● Information supplied
===============
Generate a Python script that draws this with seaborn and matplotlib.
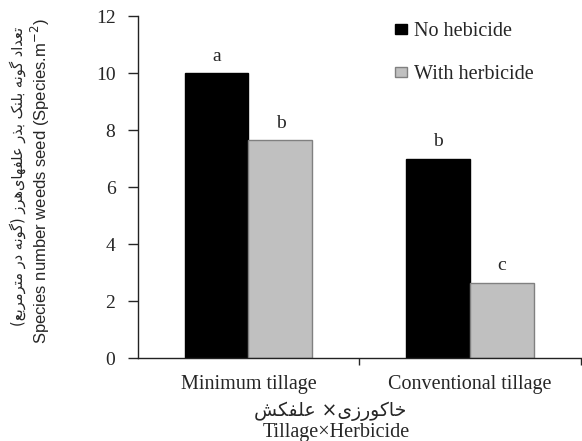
import pandas as pd
import numpy as np
import matplotlib
matplotlib.use("Agg")
import matplotlib.pyplot as plt
from matplotlib.patches import Patch
import seaborn as sns

# data
tillage = ["Minimum tillage", "Conventional tillage"]
treatments = ["No hebicide", "With herbicide"]
no_herbicide = [10.0, 7.0]
with_herbicide = [7.65, 2.65]
letters_no = ["a", "b"]
letters_with = ["b", "c"]
bar_colors = ["#000000", "#c0c0c0"]
edge_colors = ["#000000", "#808080"]

ylabel_fa = "تعداد گونه بلنک بذر علفهای\u200cهرز (گونه در مترمربع)"
ylabel_en = "Species number weeds seed (Species.m$^{-2}$)"
xlabel_fa = "خاکورزی× علفکش"
xlabel_en = "Tillage×Herbicide"

# simple persian shaping (no arabic_reshaper available offline)
FORMS = {
    "ا": ("\uFE8D", "\uFE8E", None, None),
    "ب": ("\uFE8F", "\uFE90", "\uFE91", "\uFE92"),
    "ت": ("\uFE95", "\uFE96", "\uFE97", "\uFE98"),
    "خ": ("\uFEA5", "\uFEA6", "\uFEA7", "\uFEA8"),
    "د": ("\uFEA9", "\uFEAA", None, None),
    "ذ": ("\uFEAB", "\uFEAC", None, None),
    "ر": ("\uFEAD", "\uFEAE", None, None),
    "ز": ("\uFEAF", "\uFEB0", None, None),
    "ش": ("\uFEB5", "\uFEB6", "\uFEB7", "\uFEB8"),
    "ع": ("\uFEC9", "\uFECA", "\uFECB", "\uFECC"),
    "ف": ("\uFED1", "\uFED2", "\uFED3", "\uFED4"),
    "ل": ("\uFEDD", "\uFEDE", "\uFEDF", "\uFEE0"),
    "م": ("\uFEE1", "\uFEE2", "\uFEE3", "\uFEE4"),
    "ن": ("\uFEE5", "\uFEE6", "\uFEE7", "\uFEE8"),
    "ه": ("\uFEE9", "\uFEEA", "\uFEEB", "\uFEEC"),
    "و": ("\uFEED", "\uFEEE", None, None),
    "ک": ("\uFB8E", "\uFB8F", "\uFB90", "\uFB91"),
    "گ": ("\uFB92", "\uFB93", "\uFB94", "\uFB95"),
    "ی": ("\uFBFC", "\uFBFD", "\uFBFE", "\uFBFF"),
}


def shape(text):
    out = []
    for i, c in enumerate(text):
        if c not in FORMS:
            if c != "\u200c":
                out.append(c)
            continue
        prev = text[i - 1] if i > 0 else None
        nxt = text[i + 1] if i + 1 < len(text) else None
        iso, fin, ini, med = FORMS[c]
        jp = prev in FORMS and FORMS[prev][2] is not None
        jn = ini is not None and nxt in FORMS
        if jp and jn:
            out.append(med)
        elif jp:
            out.append(fin)
        elif jn:
            out.append(ini)
        else:
            out.append(iso)
    s = "".join(out)[::-1]
    return s.translate(str.maketrans("()", ")("))


df = pd.DataFrame({
    "tillage": tillage * 2,
    "treatment": [treatments[0]] * 2 + [treatments[1]] * 2,
    "value": no_herbicide + with_herbicide,
})

sns.set_style("white")
plt.rcParams["font.family"] = ["Liberation Serif", "DejaVu Sans"]

fig = plt.figure(figsize=(5.82, 4.41), dpi=100)
ax = fig.add_axes([0.2366, 0.1875, 0.7614, 0.7762])

sns.barplot(data=df, x="tillage", y="value", hue="treatment", palette=bar_colors,
            width=0.577, gap=0, legend=False, ax=ax, saturation=1)

for cont, ec, labs in zip(ax.containers, edge_colors, [letters_no, letters_with]):
    for p, lab in zip(cont.patches, labs):
        p.set_edgecolor(ec)
        p.set_linewidth(1.0)
        ax.text(p.get_x() + p.get_width() / 2, p.get_height() + 0.3, lab,
                ha="center", va="bottom", fontsize=14)

ax.set_xlim(-0.5, 1.5)
ax.set_ylim(0, 12)
ax.set_yticks(np.arange(0, 13, 2))
ax.tick_params(axis="y", direction="out", length=7, width=1, labelsize=14, pad=9, left=True)
ax.tick_params(axis="x", which="major", length=0, labelsize=14.5, pad=12)
ax.set_xticks([0.5, 1.5], minor=True)
ax.tick_params(axis="x", which="minor", direction="out", length=5, width=1, bottom=True)
for s in ["top", "right"]:
    ax.spines[s].set_visible(False)
for s in ["left", "bottom"]:
    ax.spines[s].set_color("#222222")
    ax.spines[s].set_linewidth(1)
ax.set_xlabel("")
ax.set_ylabel("")

fig.text(0.07, 0.59, ylabel_en, rotation=90, ha="center", va="center",
         fontsize=12, family=["Liberation Sans", "DejaVu Sans"])
fig.text(0.03, 0.6, shape(ylabel_fa), rotation=90, ha="center", va="center",
         fontsize=10.5, family=["DejaVu Sans"])
fig.text(0.567, 0.068, shape(xlabel_fa), ha="center", va="center",
         fontsize=13.5, family=["DejaVu Sans"])
fig.text(0.577, 0.02, xlabel_en, ha="center", va="center", fontsize=14.5)

handles = [Patch(facecolor=c, edgecolor=e) for c, e in zip(bar_colors, edge_colors)]
fig.legend(handles, treatments, loc="upper left", bbox_to_anchor=(0.665, 0.968),
           frameon=False, fontsize=14.5, handlelength=0.6, handleheight=0.4,
           handletextpad=0.35, labelspacing=1.2, borderaxespad=0)

fig.savefig("out.png", dpi=100)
===============
● Work to complete
Are you able to set down all the lines above exactly, without any pictures?

● Full answer
Generate a Python script that draws this with seaborn and matplotlib.
import pandas as pd
import numpy as np
import matplotlib
matplotlib.use("Agg")
import matplotlib.pyplot as plt
from matplotlib.patches import Patch
import seaborn as sns

# data
tillage = ["Minimum tillage", "Conventional tillage"]
treatments = ["No hebicide", "With herbicide"]
no_herbicide = [10.0, 7.0]
with_herbicide = [7.65, 2.65]
letters_no = ["a", "b"]
letters_with = ["b", "c"]
bar_colors = ["#000000", "#c0c0c0"]
edge_colors = ["#000000", "#808080"]

ylabel_fa = "تعداد گونه بلنک بذر علفهای\u200cهرز (گونه در مترمربع)"
ylabel_en = "Species number weeds seed (Species.m$^{-2}$)"
xlabel_fa = "خاکورزی× علفکش"
xlabel_en = "Tillage×Herbicide"

# simple persian shaping (no arabic_reshaper available offline)
FORMS = {
    "ا": ("\uFE8D", "\uFE8E", None, None),
    "ب": ("\uFE8F", "\uFE90", "\uFE91", "\uFE92"),
    "ت": ("\uFE95", "\uFE96", "\uFE97", "\uFE98"),
    "خ": ("\uFEA5", "\uFEA6", "\uFEA7", "\uFEA8"),
    "د": ("\uFEA9", "\uFEAA", None, None),
    "ذ": ("\uFEAB", "\uFEAC", None, None),
    "ر": ("\uFEAD", "\uFEAE", None, None),
    "ز": ("\uFEAF", "\uFEB0", None, None),
    "ش": ("\uFEB5", "\uFEB6", "\uFEB7", "\uFEB8"),
    "ع": ("\uFEC9", "\uFECA", "\uFECB", "\uFECC"),
    "ف": ("\uFED1", "\uFED2", "\uFED3", "\uFED4"),
    "ل": ("\uFEDD", "\uFEDE", "\uFEDF", "\uFEE0"),
    "م": ("\uFEE1", "\uFEE2", "\uFEE3", "\uFEE4"),
    "ن": ("\uFEE5", "\uFEE6", "\uFEE7", "\uFEE8"),
    "ه": ("\uFEE9", "\uFEEA", "\uFEEB", "\uFEEC"),
    "و": ("\uFEED", "\uFEEE", None, None),
    "ک": ("\uFB8E", "\uFB8F", "\uFB90", "\uFB91"),
    "گ": ("\uFB92", "\uFB93", "\uFB94", "\uFB95"),
    "ی": ("\uFBFC", "\uFBFD", "\uFBFE", "\uFBFF"),
}


def shape(text):
    out = []
    for i, c in enumerate(text):
        if c not in FORMS:
            if c != "\u200c":
                out.append(c)
            continue
        prev = text[i - 1] if i > 0 else None
        nxt = text[i + 1] if i + 1 < len(text) else None
        iso, fin, ini, med = FORMS[c]
        jp = prev in FORMS and FORMS[prev][2] is not None
        jn = ini is not None and nxt in FORMS
        if jp and jn:
            out.append(med)
        elif jp:
            out.append(fin)
        elif jn:
            out.append(ini)
        else:
            out.append(iso)
    s = "".join(out)[::-1]
    return s.translate(str.maketrans("()", ")("))


df = pd.DataFrame({
    "tillage": tillage * 2,
    "treatment": [treatments[0]] * 2 + [treatments[1]] * 2,
    "value": no_herbicide + with_herbicide,
})

sns.set_style("white")
plt.rcParams["font.family"] = ["Liberation Serif", "DejaVu Sans"]

fig = plt.figure(figsize=(5.82, 4.41), dpi=100)
ax = fig.add_axes([0.2366, 0.1875, 0.7614, 0.7762])

sns.barplot(data=df, x="tillage", y="value", hue="treatment", palette=bar_colors,
            width=0.577, gap=0, legend=False, ax=ax, saturation=1)

for cont, ec, labs in zip(ax.containers, edge_colors, [letters_no, letters_with]):
    for p, lab in zip(cont.patches, labs):
        p.set_edgecolor(ec)
        p.set_linewidth(1.0)
        ax.text(p.get_x() + p.get_width() / 2, p.get_height() + 0.3, lab,
                ha="center", va="bottom", fontsize=14)

ax.set_xlim(-0.5, 1.5)
ax.set_ylim(0, 12)
ax.set_yticks(np.arange(0, 13, 2))
ax.tick_params(axis="y", direction="out", length=7, width=1, labelsize=14, pad=9, left=True)
ax.tick_params(axis="x", which="major", length=0, labelsize=14.5, pad=12)
ax.set_xticks([0.5, 1.5], minor=True)
ax.tick_params(axis="x", which="minor", direction="out", length=5, width=1, bottom=True)
for s in ["top", "right"]:
    ax.spines[s].set_visible(False)
for s in ["left", "bottom"]:
    ax.spines[s].set_color("#222222")
    ax.spines[s].set_linewidth(1)
ax.set_xlabel("")
ax.set_ylabel("")

fig.text(0.07, 0.59, ylabel_en, rotation=90, ha="center", va="center",
         fontsize=12, family=["Liberation Sans", "DejaVu Sans"])
fig.text(0.03, 0.6, shape(ylabel_fa), rotation=90, ha="center", va="center",
         fontsize=10.5, family=["DejaVu Sans"])
fig.text(0.567, 0.068, shape(xlabel_fa), ha="center", va="center",
         fontsize=13.5, family=["DejaVu Sans"])
fig.text(0.577, 0.02, xlabel_en, ha="center", va="center", fontsize=14.5)

handles = [Patch(facecolor=c, edgecolor=e) for c, e in zip(bar_colors, edge_colors)]
fig.legend(handles, treatments, loc="upper left", bbox_to_anchor=(0.665, 0.968),
           frameon=False, fontsize=14.5, handlelength=0.6, handleheight=0.4,
           handletextpad=0.35, labelspacing=1.2, borderaxespad=0)

fig.savefig("out.png", dpi=100)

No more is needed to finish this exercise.